It's an incredible time in this part of the world to love art: five great shows are opening within a span of two weeks, in Indiana and Ohio. Each of the artists are incredibly different in what they do and who they are, and yet their works have a sort of commonality: a seriousness that is tempered with humor and electrified by mystery, mischief and meanness.
Thornton Dial: Hard Truths is a retrospective of an African American "outsider artist" who has become canonized; his paintings and assemblages have a high-art resplendence like Robert Rauschenberg's works, and yet they also have more of a bite to them that allows the subject matter to be go mythic but stay intimate: a disheveled household becomes the end of the world, a plastic doll gets smothered in love and paint, raw sad objects and new ways of seeing them get swept up in the flood of Dial's persistence and joy. Opens February 25, 2011 at the Indianapolis Museum of Art.

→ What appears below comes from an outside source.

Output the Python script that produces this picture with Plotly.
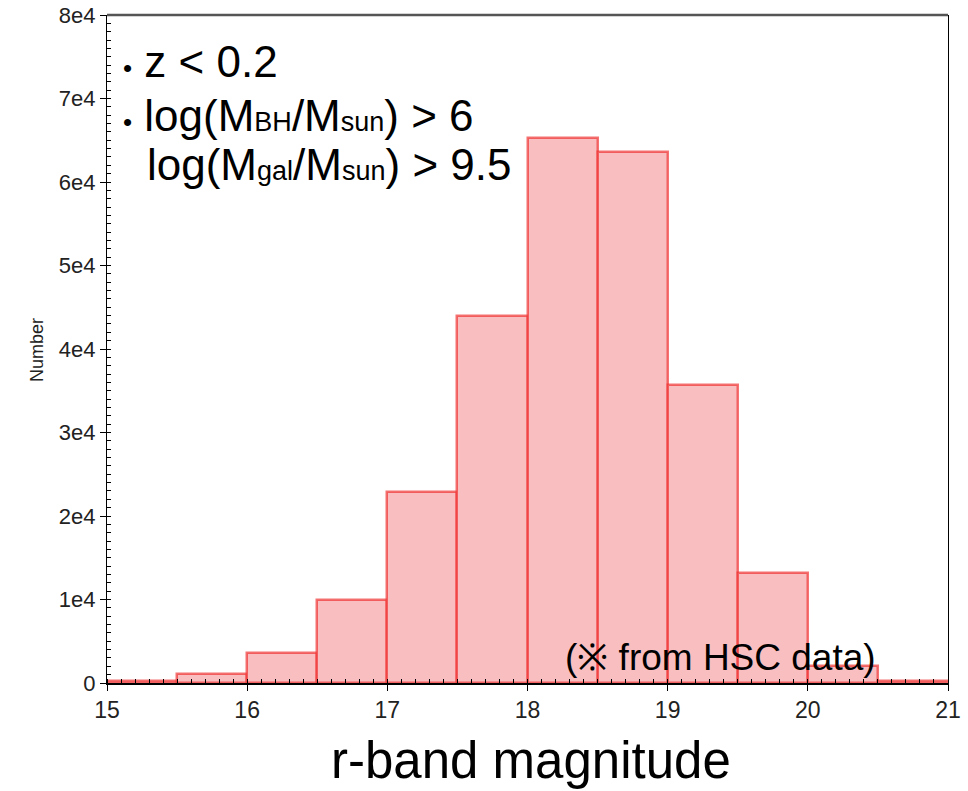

Keith Haring: 1978 - 1982 and Jimmy Baker: Remote Viewing are two exhibits opening at the Contemporary Arts Center in Cincinnati February 25, 2011. They survey two artists' careers in ways that pay homage to youth and ingenuity, optimism and wisdom. The Keith Haring show looks at Haring's early work, and finds a celebration not just of high and low art, but also of spirit and body, innocence and experience. Haring's work is well-known, even a little ubiquitous now, but it's such a pleasure to have the opportunity to go back to where he started and to feel that exuberance of not knowing anything but what you want to do. Baker's show promises to have that same thrill. He's at the beginning of his creative output but he has a prowess and promise and a sort of worldly stubbornness in his work, constructed and deconstructed collage-like large oil paintings that blur the oversaturated world of media and information into blissfully creepy nowheres.
Bunky Echo-Hawk: New Works is a show we're doing, featuring Native American artist Bunky Echo-Hawk. He's going to show up on Friday February 25, 2011 and for a couple days paint/perform in the gallery, producing the works that will make up the two-month show. His paintings, music and poetry all revise and re-invigorate the way Native Americans have been represented. He has a sarcastic, clean, clear and Pop-Art-instinctive eye that telegraphs meanings within meanings, while also telling jokes. His performances take away the preciousness of "art gallery" and replace that with "party." And yet the works produced become a part of his constant reinvention of the way we're taught to see. Show opens February 25, 2011.
Tony Dotson: Shock and Awe pushes Dotson's mean-spirited yet innocently and gorgeously streamlined aesehetic into newer and fiercer territories. While you might think Dotson is telling the same joke over and over, he is also stubbornly dedicated to allowing that one joke to splinter into hot little sparks that burn your eyes. His pictographs, painted on wood usually in bold but somehow placid colors, make you want to laugh not just because they are funny but also because there's truth embedded in each painting's core. And while he wants to eliminate the decorative, Dotson comes up with devious little tableaus that are as pretty as a picturebook. The dangers and shock-values of each painting increase due to his dedication to that simplicity. Inspired by outsider artists, Dotson's work does not pay attention to that canon as much as parodies the way most people view outsider art, as a sort of "kid's table" of the art world. Dotson wants to make outsider art the "adult's table" feast: a violent, drunken Thanksgiving dinner with John Wayne Gacy at the head of the table, ready to carve the turkey. Show opens March 4, 2011 at Pac Gallery in Cincinnati.